> [Task brief] Would you transcribe the listing that follows, character for character, and omit its images?

> [Material provided]
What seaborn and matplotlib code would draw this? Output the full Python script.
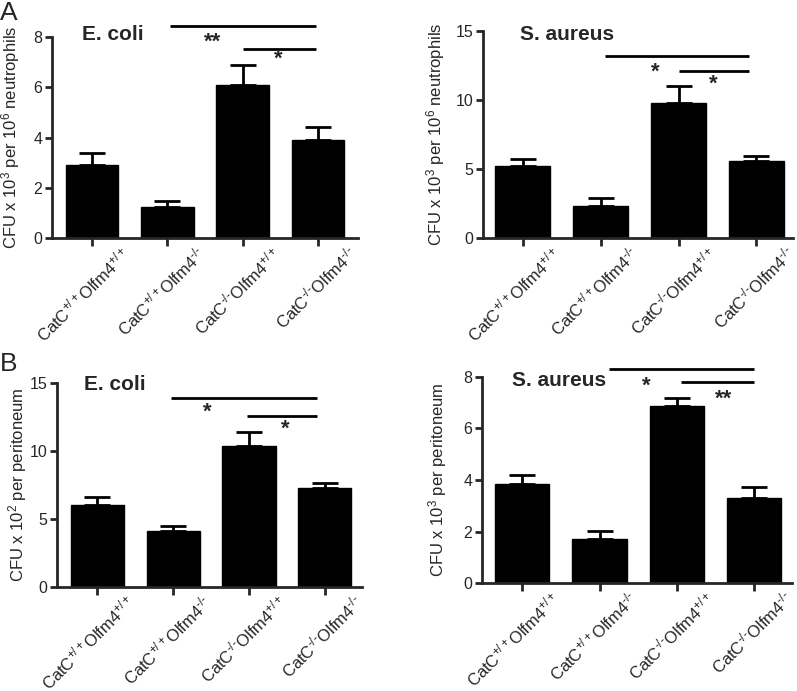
import matplotlib
matplotlib.use("Agg")
import matplotlib.pyplot as plt
import matplotlib.transforms as mtransforms
import seaborn as sns
import numpy as np
import pandas as pd

sns.set_style("ticks")
plt.rcParams['font.family'] = ['Liberation Sans', 'DejaVu Sans']
plt.rcParams['mathtext.fontset'] = 'custom'
plt.rcParams['mathtext.rm'] = 'Liberation Sans'
plt.rcParams['mathtext.it'] = 'Liberation Sans:italic'
plt.rcParams['mathtext.bf'] = 'Liberation Sans:bold'

# ---- data ----
categories = [r"$\mathregular{CatC^{+/+}Olfm4^{+/+}}$",
              r"$\mathregular{CatC^{+/+}Olfm4^{\text{-/-}}}$",
              r"$\mathregular{CatC^{\text{-/-}}Olfm4^{+/+}}$",
              r"$\mathregular{CatC^{\text{-/-}}Olfm4^{\text{-/-}}}$"]

a_ecoli_mean = [2.9, 1.25, 6.1, 3.9]
a_ecoli_sem = [0.5, 0.25, 0.77, 0.5]
a_saureus_mean = [5.2, 2.35, 9.8, 5.55]
a_saureus_sem = [0.5, 0.52, 1.2, 0.38]
b_ecoli_mean = [6.0, 4.1, 10.4, 7.25]
b_ecoli_sem = [0.65, 0.4, 1.0, 0.42]
b_saureus_mean = [3.85, 1.72, 6.85, 3.32]
b_saureus_sem = [0.35, 0.3, 0.32, 0.4]

a_ecoli_ticks = [0, 2, 4, 6, 8]
a_saureus_ticks = [0, 5, 10, 15]
b_ecoli_ticks = [0, 5, 10, 15]
b_saureus_ticks = [0, 2, 4, 6, 8]

ylabels = ["CFU x 10$^3$ per 10$^6$ neutrophils", "CFU x 10$^3$ per 10$^6$ neutrophils",
           "CFU x 10$^2$ per peritoneum", "CFU x 10$^3$ per peritoneum"]
titles = ["E. coli", "S. aureus", "E. coli", "S. aureus"]

# significance: (x1, x2, line_y, star_text, star_x, star_y)
a_ecoli_sig = [(1.03, 2.97, 8.44, "**", 1.6, 7.8), (2.0, 2.97, 7.5, "*", 2.47, 7.1)]
a_saureus_sig = [(1.06, 2.9, 13.2, "*", 1.7, 12.0), (2.0, 2.9, 12.08, "*", 2.45, 11.1)]
b_ecoli_sig = [(0.97, 2.9, 13.94, "*", 1.45, 12.9), (1.97, 2.9, 12.59, "*", 2.48, 11.6)]
b_saureus_sig = [(1.12, 3.0, 8.29, "*", 1.6, 7.65), (2.05, 3.0, 7.78, "**", 2.6, 7.12)]

fig = plt.figure(figsize=(7.97, 6.91), dpi=100)
W, H = 797.0, 691.0

panels = [
    (52, 358, 36.7, 238.3, (-0.53, 3.53), a_ecoli_mean, a_ecoli_sem, a_ecoli_ticks, 8, a_ecoli_sig, (-0.13, 8.07), -0.098),
    (483, 793, 30.7, 238.0, (-0.51, 3.47), a_saureus_mean, a_saureus_sem, a_saureus_ticks, 15, a_saureus_sig, (-0.04, 14.7), -0.115),
    (57, 362, 383.3, 586.7, (-0.53, 3.49), b_ecoli_mean, b_ecoli_sem, b_ecoli_ticks, 15, b_ecoli_sig, (-0.18, 14.9), -0.092),
    (482, 792, 376.7, 583.3, (-0.52, 3.49), b_saureus_mean, b_saureus_sem, b_saureus_ticks, 8, b_saureus_sig, (-0.13, 7.85), -0.105),
]

for i, (l, r, t, b, xlim, means, sems, ticks, ymax, sig, txy, labx) in enumerate(panels):
    ax = fig.add_axes([l / W, 1 - b / H, (r - l) / W, (b - t) / H])
    df = pd.DataFrame({"group": categories, "value": means})
    sns.barplot(data=df, x="group", y="value", color="black", width=0.7,
                errorbar=None, ax=ax, saturation=1, edgecolor="black")
    xs = np.arange(len(means))
    ax.errorbar(xs, means, yerr=[np.zeros(len(sems)), sems], fmt="none",
                ecolor="black", elinewidth=2, capsize=9.5, capthick=2)
    ax.set_xlim(*xlim)
    ax.set_ylim(0, ymax)
    ax.set_yticks(ticks)
    ax.set_xlabel("")
    ax.set_ylabel(ylabels[i], fontsize=12)
    ax.yaxis.set_label_coords(labx, 0.5)
    sns.despine(ax=ax)
    for s in ["left", "bottom"]:
        ax.spines[s].set_linewidth(2)
    ax.tick_params(axis="y", width=2, length=5, labelsize=11.5, pad=2)
    ax.tick_params(axis="x", width=2, length=6, labelsize=12, pad=2)
    ax.set_xticks(xs)
    ax.set_xticklabels(categories, rotation=45, ha="right", va="top",
                       rotation_mode="anchor")
    offset = mtransforms.ScaledTranslation(0.28, 0.06, fig.dpi_scale_trans)
    for lab in ax.get_xticklabels():
        lab.set_transform(lab.get_transform() + offset)
    ax.text(txy[0], txy[1], titles[i], fontsize=15, fontweight="bold",
            ha="left", va="center")
    for (x1, x2, ly, st, sx, sy) in sig:
        ax.plot([x1, x2], [ly, ly], color="black", lw=2, clip_on=False,
                solid_capstyle="butt")
        ax.text(sx, sy, st, fontsize=16, fontweight="bold", ha="center",
                va="center", clip_on=False)

fig.text(0.0, 1 - 1 / H, "A", fontsize=19, ha="left", va="top")
fig.text(0.0, 1 - 352 / H, "B", fontsize=19, ha="left", va="top")

fig.savefig("out.png", dpi=100)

> [Output]
What seaborn and matplotlib code would draw this? Output the full Python script.
import matplotlib
matplotlib.use("Agg")
import matplotlib.pyplot as plt
import matplotlib.transforms as mtransforms
import seaborn as sns
import numpy as np
import pandas as pd

sns.set_style("ticks")
plt.rcParams['font.family'] = ['Liberation Sans', 'DejaVu Sans']
plt.rcParams['mathtext.fontset'] = 'custom'
plt.rcParams['mathtext.rm'] = 'Liberation Sans'
plt.rcParams['mathtext.it'] = 'Liberation Sans:italic'
plt.rcParams['mathtext.bf'] = 'Liberation Sans:bold'

# ---- data ----
categories = [r"$\mathregular{CatC^{+/+}Olfm4^{+/+}}$",
              r"$\mathregular{CatC^{+/+}Olfm4^{\text{-/-}}}$",
              r"$\mathregular{CatC^{\text{-/-}}Olfm4^{+/+}}$",
              r"$\mathregular{CatC^{\text{-/-}}Olfm4^{\text{-/-}}}$"]

a_ecoli_mean = [2.9, 1.25, 6.1, 3.9]
a_ecoli_sem = [0.5, 0.25, 0.77, 0.5]
a_saureus_mean = [5.2, 2.35, 9.8, 5.55]
a_saureus_sem = [0.5, 0.52, 1.2, 0.38]
b_ecoli_mean = [6.0, 4.1, 10.4, 7.25]
b_ecoli_sem = [0.65, 0.4, 1.0, 0.42]
b_saureus_mean = [3.85, 1.72, 6.85, 3.32]
b_saureus_sem = [0.35, 0.3, 0.32, 0.4]

a_ecoli_ticks = [0, 2, 4, 6, 8]
a_saureus_ticks = [0, 5, 10, 15]
b_ecoli_ticks = [0, 5, 10, 15]
b_saureus_ticks = [0, 2, 4, 6, 8]

ylabels = ["CFU x 10$^3$ per 10$^6$ neutrophils", "CFU x 10$^3$ per 10$^6$ neutrophils",
           "CFU x 10$^2$ per peritoneum", "CFU x 10$^3$ per peritoneum"]
titles = ["E. coli", "S. aureus", "E. coli", "S. aureus"]

# significance: (x1, x2, line_y, star_text, star_x, star_y)
a_ecoli_sig = [(1.03, 2.97, 8.44, "**", 1.6, 7.8), (2.0, 2.97, 7.5, "*", 2.47, 7.1)]
a_saureus_sig = [(1.06, 2.9, 13.2, "*", 1.7, 12.0), (2.0, 2.9, 12.08, "*", 2.45, 11.1)]
b_ecoli_sig = [(0.97, 2.9, 13.94, "*", 1.45, 12.9), (1.97, 2.9, 12.59, "*", 2.48, 11.6)]
b_saureus_sig = [(1.12, 3.0, 8.29, "*", 1.6, 7.65), (2.05, 3.0, 7.78, "**", 2.6, 7.12)]

fig = plt.figure(figsize=(7.97, 6.91), dpi=100)
W, H = 797.0, 691.0

panels = [
    (52, 358, 36.7, 238.3, (-0.53, 3.53), a_ecoli_mean, a_ecoli_sem, a_ecoli_ticks, 8, a_ecoli_sig, (-0.13, 8.07), -0.098),
    (483, 793, 30.7, 238.0, (-0.51, 3.47), a_saureus_mean, a_saureus_sem, a_saureus_ticks, 15, a_saureus_sig, (-0.04, 14.7), -0.115),
    (57, 362, 383.3, 586.7, (-0.53, 3.49), b_ecoli_mean, b_ecoli_sem, b_ecoli_ticks, 15, b_ecoli_sig, (-0.18, 14.9), -0.092),
    (482, 792, 376.7, 583.3, (-0.52, 3.49), b_saureus_mean, b_saureus_sem, b_saureus_ticks, 8, b_saureus_sig, (-0.13, 7.85), -0.105),
]

for i, (l, r, t, b, xlim, means, sems, ticks, ymax, sig, txy, labx) in enumerate(panels):
    ax = fig.add_axes([l / W, 1 - b / H, (r - l) / W, (b - t) / H])
    df = pd.DataFrame({"group": categories, "value": means})
    sns.barplot(data=df, x="group", y="value", color="black", width=0.7,
                errorbar=None, ax=ax, saturation=1, edgecolor="black")
    xs = np.arange(len(means))
    ax.errorbar(xs, means, yerr=[np.zeros(len(sems)), sems], fmt="none",
                ecolor="black", elinewidth=2, capsize=9.5, capthick=2)
    ax.set_xlim(*xlim)
    ax.set_ylim(0, ymax)
    ax.set_yticks(ticks)
    ax.set_xlabel("")
    ax.set_ylabel(ylabels[i], fontsize=12)
    ax.yaxis.set_label_coords(labx, 0.5)
    sns.despine(ax=ax)
    for s in ["left", "bottom"]:
        ax.spines[s].set_linewidth(2)
    ax.tick_params(axis="y", width=2, length=5, labelsize=11.5, pad=2)
    ax.tick_params(axis="x", width=2, length=6, labelsize=12, pad=2)
    ax.set_xticks(xs)
    ax.set_xticklabels(categories, rotation=45, ha="right", va="top",
                       rotation_mode="anchor")
    offset = mtransforms.ScaledTranslation(0.28, 0.06, fig.dpi_scale_trans)
    for lab in ax.get_xticklabels():
        lab.set_transform(lab.get_transform() + offset)
    ax.text(txy[0], txy[1], titles[i], fontsize=15, fontweight="bold",
            ha="left", va="center")
    for (x1, x2, ly, st, sx, sy) in sig:
        ax.plot([x1, x2], [ly, ly], color="black", lw=2, clip_on=False,
                solid_capstyle="butt")
        ax.text(sx, sy, st, fontsize=16, fontweight="bold", ha="center",
                va="center", clip_on=False)

fig.text(0.0, 1 - 1 / H, "A", fontsize=19, ha="left", va="top")
fig.text(0.0, 1 - 352 / H, "B", fontsize=19, ha="left", va="top")

fig.savefig("out.png", dpi=100)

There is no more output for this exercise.